Sejak awal keberangkatan menjadi peziarah al-Hussein terasa membesarkan hati, setiap orang yang bertemu mengucapkan selamat dan turut berbahagia sambil menitipkan salam/doa. Namun pengalaman dalam perjalanan dengan masyarakat Irak mengajarkan cinta yang hakiki bukanlah mengapai Cintai yang egois akan tetapi perkhidmatan kepada orang-orang yang menuju pecintanya. Saya teringat bagaimana pak Yasser ditanah air yang telah berkhidmat mempersiapakan segala sesuatunya untuk keberangkatan peziarah Al-Hussein.
Perkhidmatan rakyat Irak ini telah menginspirasikan, agar kita tidak hanya menjadi peziarah yang dimuliakan akan tetapi kita juga dapat menjadi orang yang melayani/berkhidmat kepada peziarah sebagai ungkapan cinta kepada Al-Husein as.
Sepanjang perjalanan "Arbain Walk" para peziarah membacakan syair-syair duka penderitaan keluarga Nabi saw, sambil memukul-mukul dada dan kepala melepas perihnya duka. Separuh hati ini merasa minder/rendah diri lihatlah mereka telah sejak lahir dan kentalnya kecintaan kepada Ahlulbait, namun sebagian hati ini juga mengucap rasa syukur dengan linangan airmata atas anugerah nikmat Ilahi yang maha agung yang telah mengenalkan Ahlulbait. Tidak perlu khawatir untuk mengucurkan airmata sepanjang perjalanan, bukankah dalam perjalanan itu airmata dan keringat akan mengalir menjadi satu.
Betapa beruntungnya dan nikmat yang terbesar untuk terpilih menjadi pecinta Ahlulbait Nabi saw, karena para pengikut keluarga Nabi saw disebutkan bahwa mereka diciptakan dari tanah yang berbeda. Mungkin dalam bahasa sekarang lebih dikenal dengan istilah DNA, dan jika dilakukan penelitian, maka para pecinta keluarga Nabi saw itu mungkin mempunyai kombinasi DNA yang tertentu.
Strategi perjalanan hari ketiga dilakukan atas dasar informasi jutaan peziarah yang telah sampai di Karbala dan terbatasnya tempat yang tersedia, sehingga diputuskan untuk membagi menjadi dua grup, pertama untuk Ibu-ibu dan anak-anak akan diangkut melalui bis dan sisanya melanjutkan perjalanan dengan berjalan kaki mulai jam 03.00 pagi.

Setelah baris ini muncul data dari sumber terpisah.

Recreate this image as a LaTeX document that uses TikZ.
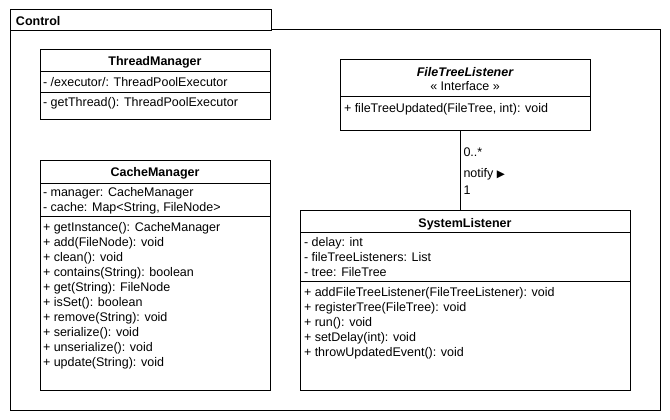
\documentclass[tikz,border=0pt]{standalone}
\usepackage{fontspec}
\setmainfont{Liberation Sans}
\newfontfamily\symfont{DejaVu Sans}
\begin{document}
\begin{tikzpicture}[x=1pt,y=-1pt,
  every node/.style={inner sep=0pt, outer sep=0pt},
  txt/.style={anchor=base west, font=\fontsize{12.5}{15}\selectfont},
  ttl/.style={anchor=base, font=\fontsize{12.5}{15}\selectfont\bfseries},
  sub/.style={anchor=base, font=\fontsize{12.5}{15}\selectfont},
  box/.style={draw, line width=1pt, anchor=north west, fill=white},
  rule/.style={line width=1pt},
]
\useasboundingbox (0,0) rectangle (670,420);
% package
\node[box, minimum width=650pt, minimum height=380pt] (pkg) at (10,30) {};
\node[box, minimum width=261pt, minimum height=21pt] (tab) at (10,10) {};
\node[txt, font=\fontsize{12.5}{15}\selectfont\bfseries] (tabt) at (16,25.5) {Control};

% ThreadManager
\node[box, minimum width=230pt, minimum height=70pt] (tm) at (40,50) {};
\draw[rule] (40,72) -- (270,72);
\draw[rule] (40,93) -- (270,93);
\node[ttl] (tmt) at (155,65.5) {ThreadManager};
\node[txt] (tma1) at (43,87) {- /executor/: ThreadPoolExecutor};
\node[txt] (tmm1) at (43,106.5) {- getThread(): ThreadPoolExecutor};

% CacheManager
\node[box, minimum width=230pt, minimum height=230pt] (cm) at (40,160) {};
\draw[rule] (40,183) -- (270,183);
\draw[rule] (40,216.5) -- (270,216.5);
\node[ttl] (cmt) at (155,176.5) {CacheManager};
\node[txt] (cma1) at (43,196.5) {- manager: CacheManager};
\node[txt] (cma2) at (43,211.5) {- cache: Map<String, FileNode>};
\node[txt] (cmm1) at (43,231.5) {+ getInstance(): CacheManager};
\node[txt] (cmm2) at (43,246.5) {+ add(FileNode): void};
\node[txt] (cmm3) at (43,261.5) {+ clean(): void};
\node[txt] (cmm4) at (43,276.5) {+ contains(String): boolean};
\node[txt] (cmm5) at (43,291.5) {+ get(String): FileNode};
\node[txt] (cmm6) at (43,306.5) {+ isSet(): boolean};
\node[txt] (cmm7) at (43,321.5) {+ remove(String): void};
\node[txt] (cmm8) at (43,336.5) {+ serialize(): void};
\node[txt] (cmm9) at (43,351.5) {+ unserialize(): void};
\node[txt] (cmm10) at (43,366.5) {+ update(String): void};

% FileTreeListener
\node[box, minimum width=250pt, minimum height=70pt] (ftl) at (340,60) {};
\draw[rule] (340,97) -- (590,97);
\node[ttl, font=\fontsize{12.5}{15}\selectfont\bfseries\itshape] (ftlt) at (465,76.5) {FileTreeListener};
\node[sub] (ftls) at (465,90.5) {« Interface »};
\node[txt] (ftlm1) at (344,112.5) {+ fileTreeUpdated(FileTree, int): void};

% SystemListener
\node[box, minimum width=330pt, minimum height=180pt] (sl) at (300,210) {};
\draw[rule] (300,232) -- (630,232);
\draw[rule] (300,281.5) -- (630,281.5);
\node[ttl] (slt) at (465,227.5) {SystemListener};
\node[txt] (sla1) at (304,246) {- delay: int};
\node[txt] (sla2) at (304,261) {- fileTreeListeners: List};
\node[txt] (sla3) at (304,276) {- tree: FileTree};
\node[txt] (slm1) at (304,296) {+ addFileTreeListener(FileTreeListener): void};
\node[txt] (slm2) at (304,311) {+ registerTree(FileTree): void};
\node[txt] (slm3) at (304,326) {+ run(): void};
\node[txt] (slm4) at (304,341) {+ setDelay(int): void};
\node[txt] (slm5) at (304,356) {+ throwUpdatedEvent(): void};

% association
\draw[rule] ([xshift=-5pt]ftl.south) -- ([xshift=-5pt]ftl.south |- sl.north);
\node[txt] (mult1) at (463.5,157) {0..*};
\node[txt] (assoc) at (463.5,177.5) {notify {\symfont\fontsize{10.5}{12}\selectfont ▶}};
\node[txt] (mult2) at (463.5,194) {1};
\end{tikzpicture}
\end{document}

Rombongan pejalan kaki berhasil mencapai tujuan di Karrbala setelah menempuh jarak 50km dalam waktu 24 jam atau tiba jam 03.00 pagi pada hari berikutnya. Rombongan yang lain harus berjalan memutar, memasuki kota dari sisi yang lain masih dikuasai pemberontak. Disatu titik cek point, terlihat pihak keamanan sedang membongkar sebuah mobil sedan yang digunakan kaum takfiri untuk melakukan bom bunuh diri. Salah seorang jamaah nyaris tertinggal rombongan sangkin asyiknya memerhatikan pembongkaran tersebut. Padahal pada kasus yang lain, para pembimbing perjalanan kami yang ganteng dan juga anggota milisi itu menceritakan mereka kehilangan 6 orang keluarganya ketika sedang membongkar mobil yang dimuatin bom dan tiba-tiba meledak, dalam kasus ini kami masih beruntung tidak ikut meledak dan menjadi syuhada seperti yang dinasehatkan ustadz Jalal sebelumnya.